Alleinreisende Männer und Familien schlafen getrennt

In der riesigen Halle liegt Matratze an Matratze. Dazwischen stehen abgehängte Baustellengitter, um den Raum ein bisschen aufzuteilen. Alleinreisende Männer schlafen unten, Familien und Frauen sind auf der Empore untergebracht. Die Atmosphäre hat etwas Gespenstisches, doch die meisten Flüchtlinge stört das nicht. „Es ist ein guter Platz. Die Leute sind sehr nett, es ist warm, wir haben ein Bett und etwas zu essen“, sagt Ayoub aus dem Irak.

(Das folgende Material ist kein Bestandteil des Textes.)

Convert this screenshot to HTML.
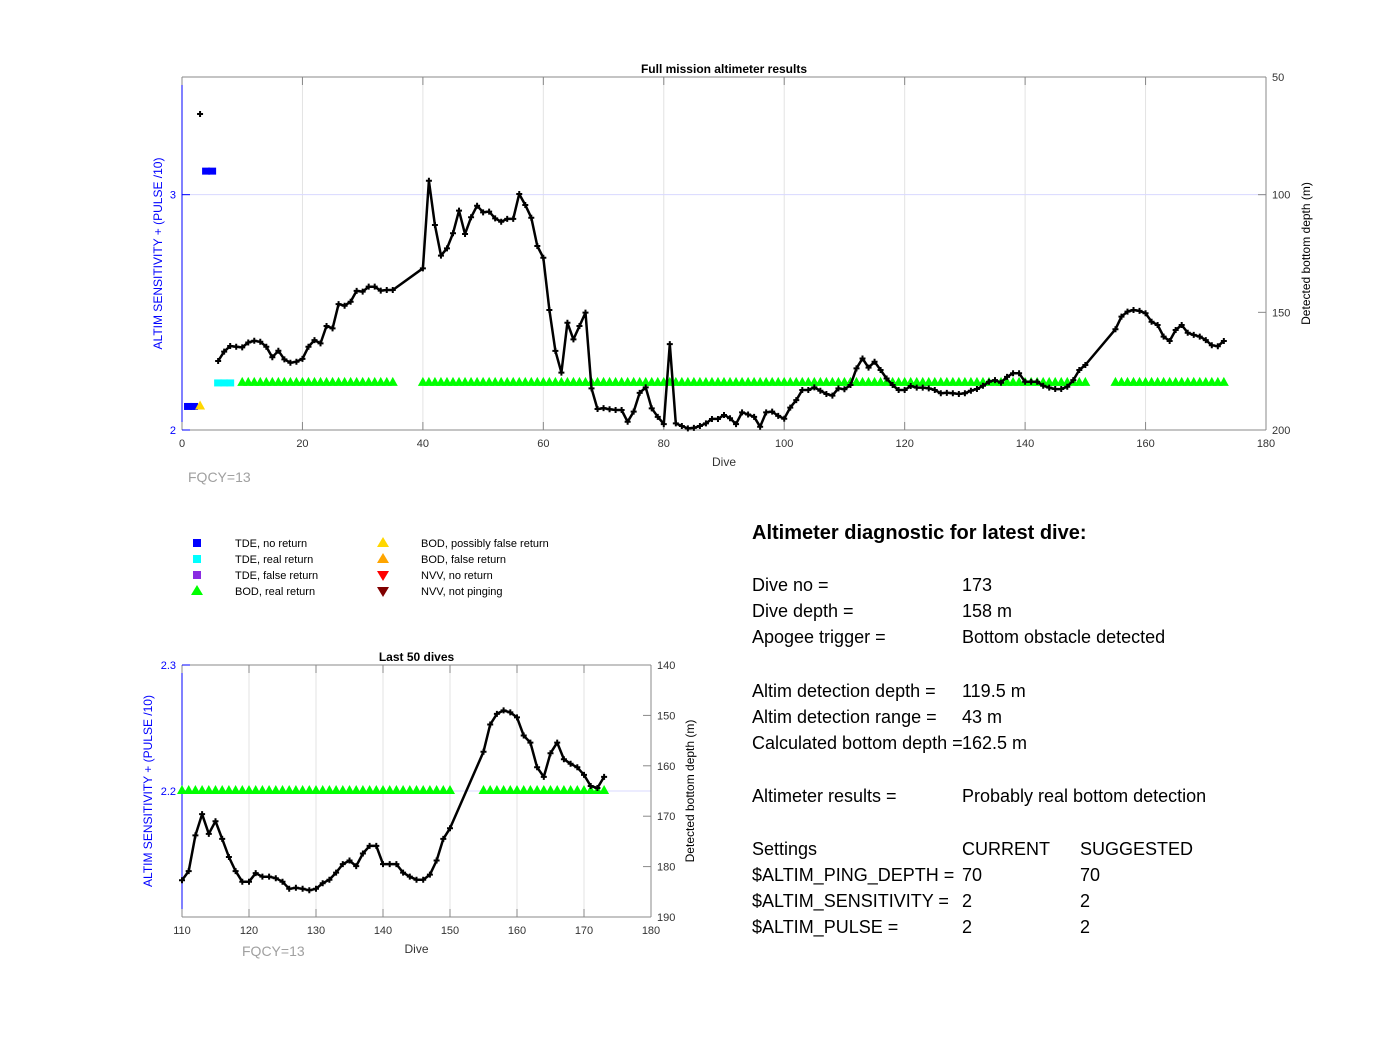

Um seine Flucht zu bezahlen, haben seine Mutter und seine Schwester den Familienschmuck verkauft. Jetzt hofft er, nach Finnland weiterreisen zu können, wo ein Cousin lebt.

Die Besucher der beiden Fachmessen auf dem Gelände bekommen von der Notunterkunft kaum etwas mit. Die Zugänge sind strikt getrennt. „Unsere Gäste und Aussteller reagieren sehr entspannt“, freut sich Messe-Sprecher Markus Vogt. Am 15. Oktober muss die Halle wieder geräumt sein – dann verlagert sich das Unterbringungsproblem an einen anderen Ort.